Who am I? The question has many answers. I am editor, father, scholar, ... activist, maybe. I spent most of my young adult years working in a variety of careers, from physical labor to computers to finance to academic research, not in any particular order. As I creep into middle age, the material on this web site represents much of what I do, and as I leave aside some of my earlier restlessness, my daily life has changed little since 1993.

I take care of my three children, Egan (b.1993), Audra (b.1995), and Brynna (b.1997) while I work at home. Organizational work for the Medieval Music & Arts Foundation, especially editorial activity and business decisions, takes up an increasing amount of my time. However, even with the demands of my children, I manage to keep pace with my own research and creative work. Although much of my raw material is drawn from "historical music" I am fundamentally an author & aesthetic philosopher.

I was born in Ft. Wayne, Indiana, where my parents have always lived. Then I lived in New York for several years. In 1993, my wife I-Heng & I moved to California and the Silicon Valley area. She was raised here, and now teaches high school math & science at Monta Vista in Cupertino. She and the kids help me remain not as unapproachable as I might be if left to myself. I-Heng is a very knowledgeable person herself, from a family of scholars.

Because of my involvement in scientific research in the 1980s, I was able to use the Internet before it became known to the general public. Commercial activity was rather strictly forbidden at that time. This experience continues to color my view of the Internet, so I tend to be displeased with the various fads which arise, and especially with the greed that dominates the Internet today. I am, however, pleased that it can be a resource for the public.

Some people wonder why I am not a professor, or alternately wonder why I am not trying to become rich on the Internet. Some other people seem to grasp immediately why neither would appeal to me. I prefer to follow neither path, but rather to adopt the uneasy road between them, especially after having had concrete opportunities to do both. I am, one might say, afraid of comfort. Moreover, I continue to value physical labor, especially as it was fundamental to my upbringing. Perhaps that is the crux of my seemingly paradoxical decisions, since although I was widely hailed as a prodigy as a child, I was happiest hoeing corn or digging ditches.

Today I try to live a simple life, even if most of my work is intellectual. I find compiling strictly factual information relaxing, so that activity combines nicely with my more abstract (and draining) aesthetic preoccupations. This entire discussion begs the question of whether the information here is factual at all. Further, what makes for credibility on the Internet?
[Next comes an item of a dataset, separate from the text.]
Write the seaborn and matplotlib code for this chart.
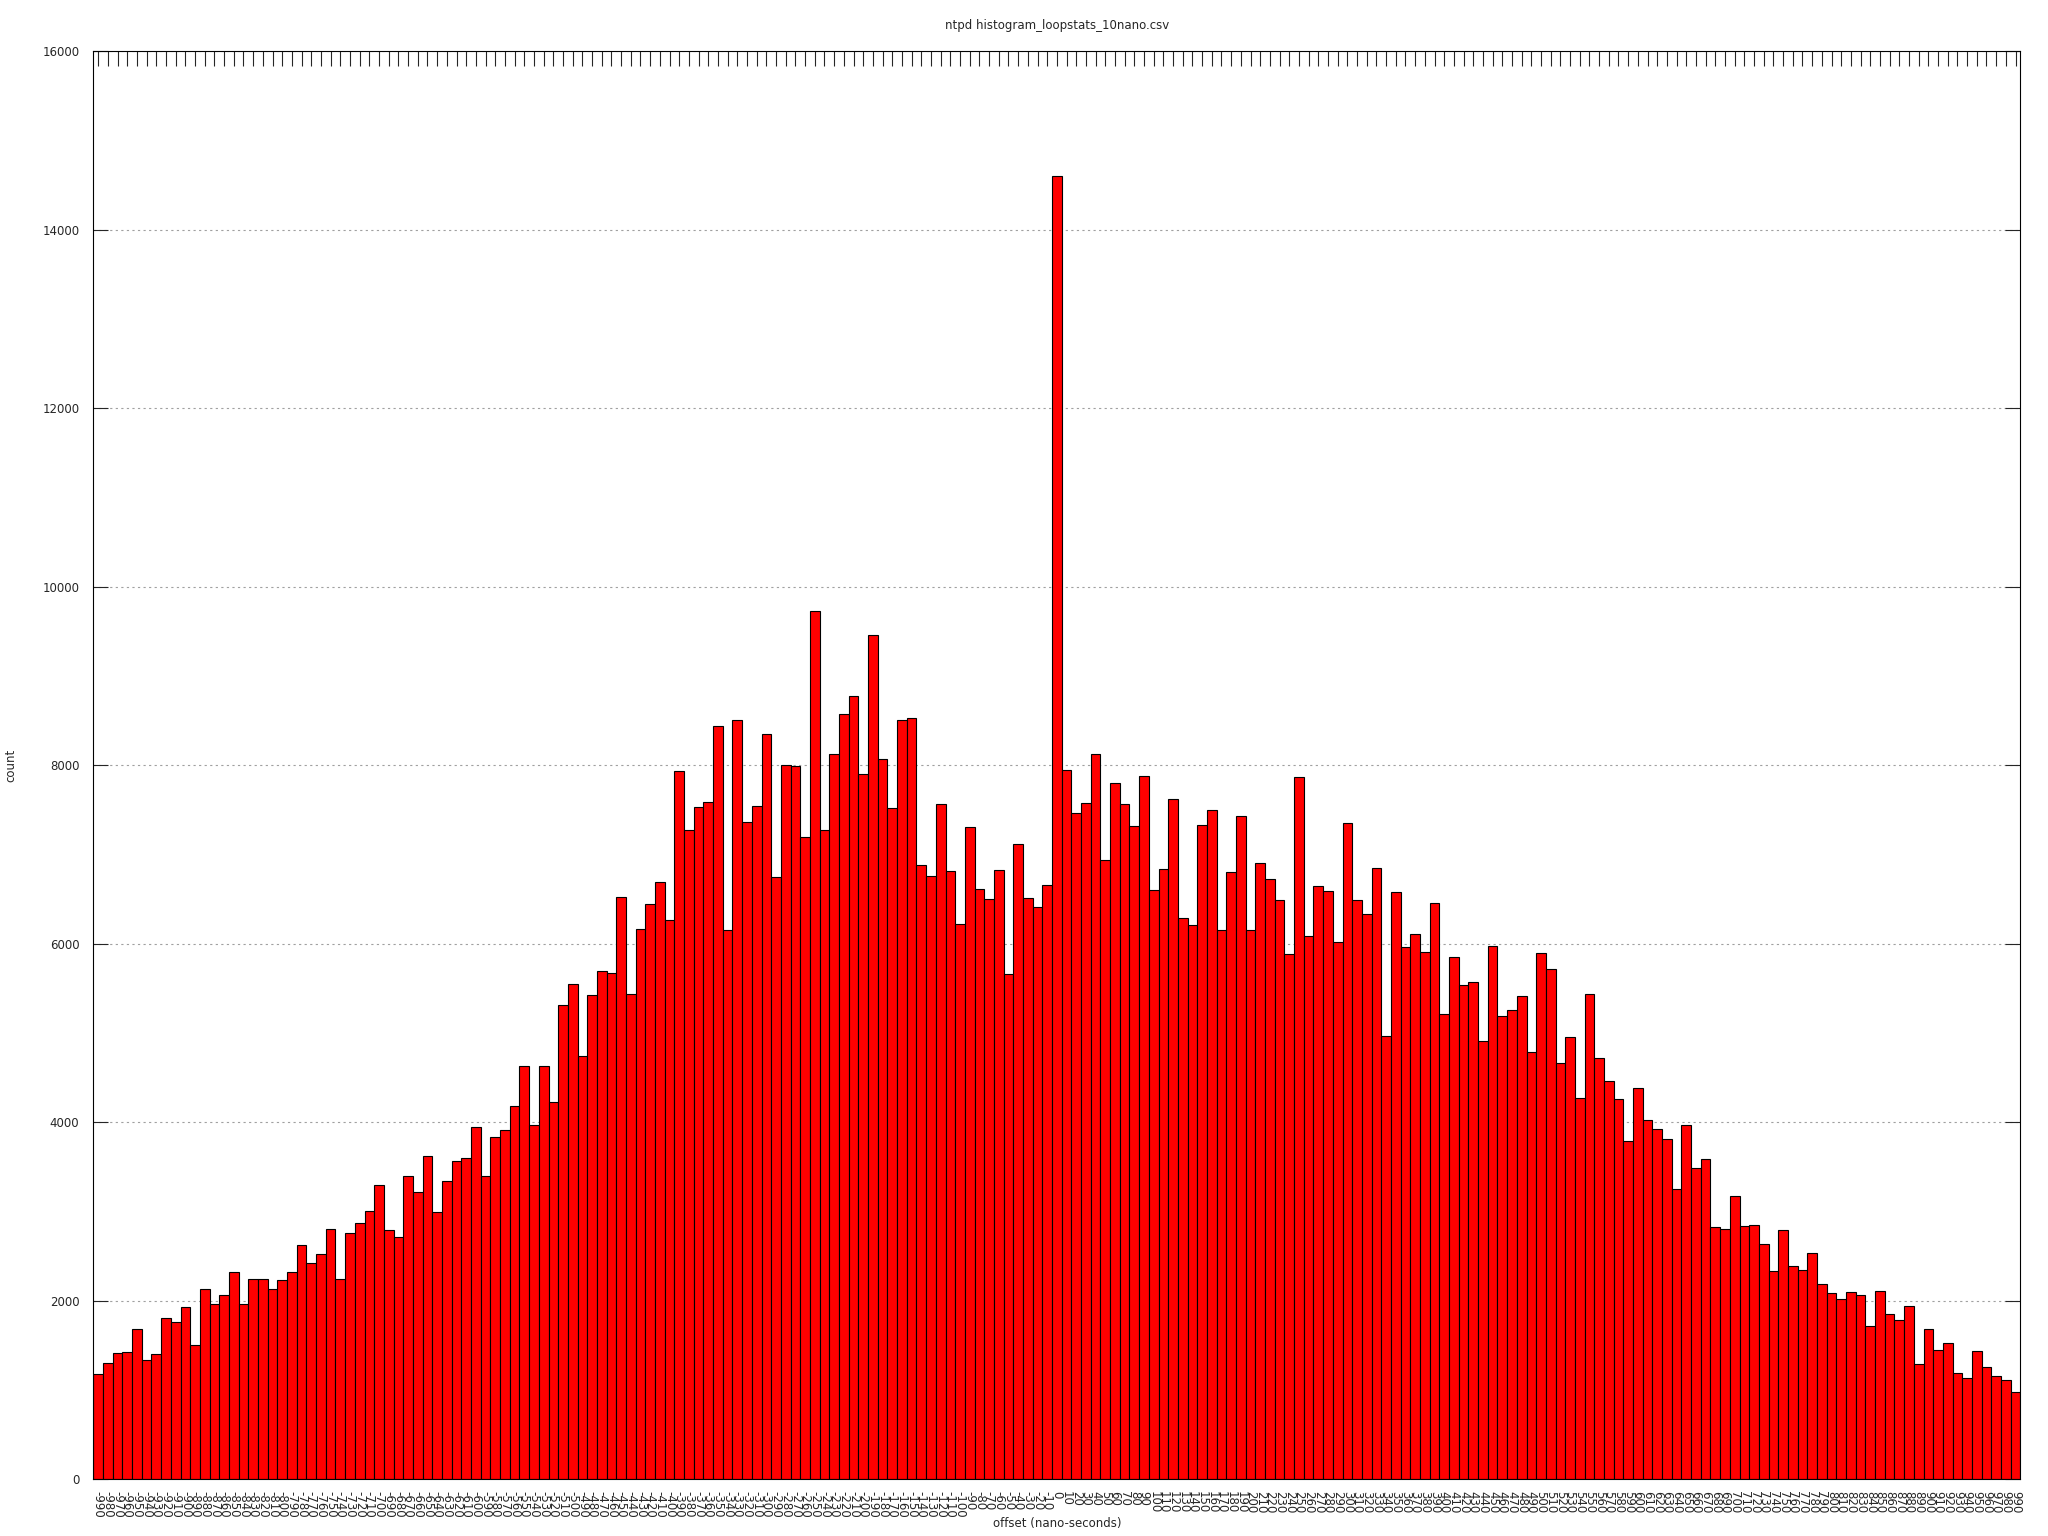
import matplotlib
matplotlib.use("Agg")
import matplotlib.pyplot as plt
import seaborn as sns
import pandas as pd

# offset bins, -990 .. 990 in steps of 10
offsets = list(range(-990, 1000, 10))

# counts per bin
counts = [
    1179, 1302, 1414, 1425, 1683, 1336, 1403, 1806, 1761, 1929, 1504, 2131, 1963, 2064,
    2321, 1963, 2243, 2243, 2131, 2232, 2321, 2624, 2422, 2523, 2803, 2243, 2758,
    2870, 3005, 3296, 2792, 2714, 3397, 3218, 3621, 2994, 3341, 3565, 3599, 3946, 3397,
    3834, 3912, 4181, 4629, 3968, 4629, 4226, 5313, 5550, 4741,
    5425, 5694, 5671, 6523, 5436, 6164, 6445, 6691, 6265, 7935, 7274, 7531, 7587, 8439,
    6153, 8506, 7363, 7543, 8349, 6747, 8002, 7991, 7195, 9727, 7274, 8125, 8573, 8775,
    7901, 9458,
    8069, 7520, 8506, 8528, 6881, 6758, 7565, 6814, 6220, 7307, 6612, 6501, 6825, 5660,
    7117, 6512, 6411, 6657, 14600, 7946, 7464, 7576, 8125, 6937, 7800, 7565, 7318, 7879,
    6601, 6837,
    7621, 6288, 6209, 7330, 7498, 6153, 6803, 7431, 6153, 6904, 6725, 6489, 5884, 7867,
    6086, 6646, 6590, 6019, 7352, 6489, 6332, 6848, 4966, 6579, 5963, 6108, 5907, 6456,
    5212, 5851,
    5537, 5571, 4910, 5974, 5190, 5257, 5414, 4786, 5896, 5716, 4663, 4954, 4271, 5436,
    4719, 4461, 4260, 3789, 4383, 4024, 3924, 3812, 3251, 3968, 3487, 3587, 2826, 2803,
    3173, 2837,
    2848, 2635, 2333, 2792, 2389, 2344, 2534, 2187, 2086, 2019, 2097, 2064, 1716, 2109,
    1851, 1784, 1941, 1291, 1683, 1448, 1526, 1190, 1134, 1436, 1257, 1156, 1111, 977,
]

offset_labels = [str(o) for o in offsets]
y_ticks = list(range(0, 16001, 2000))

df = pd.DataFrame({"offset": offset_labels, "count": counts})

sns.set_style("white")
plt.rcParams['font.family'] = ['DejaVu Sans']

fig = plt.figure(figsize=(20.48, 15.36), dpi=100)
ax = fig.add_axes([0.0456, 0.0368, 0.9409, 0.9300])

sns.barplot(data=df, x="offset", y="count", order=offset_labels,
            color="#ff0000", saturation=1, width=1.0,
            edgecolor="black", linewidth=0.8, errorbar=None, ax=ax)

ax.set_xlim(-0.5, len(offsets) - 0.5)
ax.set_ylim(0, 16000)
ax.set_yticks(y_ticks)
ax.set_yticklabels([str(t) for t in y_ticks])

# gnuplot-like ticks: inward, mirrored
ax.tick_params(axis="x", direction="in", length=11, width=0.8, top=True,
               bottom=True, labelsize=8.5, labelrotation=-90, pad=8)
ax.tick_params(axis="y", direction="in", length=11, width=0.8, right=True,
               left=True, labelsize=8.5, pad=10)

for s in ax.spines.values():
    s.set_visible(True)
    s.set_linewidth(0.8)
    s.set_color("black")

ax.set_axisbelow(True)
ax.yaxis.grid(True, color="#a0a0a0", linestyle=(0, (2, 3)), linewidth=0.8)
ax.xaxis.grid(False)

ax.set_title("ntpd histogram_loopstats_10nano.csv", fontsize=8.5, pad=16)
ax.set_xlabel("offset (nano-seconds)", fontsize=8.5)
ax.set_ylabel("count", fontsize=8.5)
ax.xaxis.set_label_coords(0.5, -0.026)
ax.yaxis.set_label_coords(-0.0396, 0.5)

fig.savefig("out.png", dpi=100)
This is a fascinating question for me, one I have had ample opportunity to experience in various guises over the years, and one I will not answer in any satisfying way. There is a place for academic-style writing, certainly, and some items on this site fit that style. Others do not, some perhaps provocatively not.

Whereas I draw artistic inspiration from such figures as Borges, the conflation of fact & fiction which I view as fundamental to art does not take the same form. In other words, the factual-type information here is indeed factual, and I make every effort to correct any mistakes discovered. This is one nice thing about the Internet: Whereas paper texts inevitably contain errors simply due to human error, and although these may be noted in errata or corrected in revised editions, on the Internet I can change the original immediately. Of course, this discussion really does nothing to answer the interesting question: What is the nature of credibility? It simply cannot, except in an artificial way.


First version written in November 1994; completely rewritten, for no good reason, in July 2000.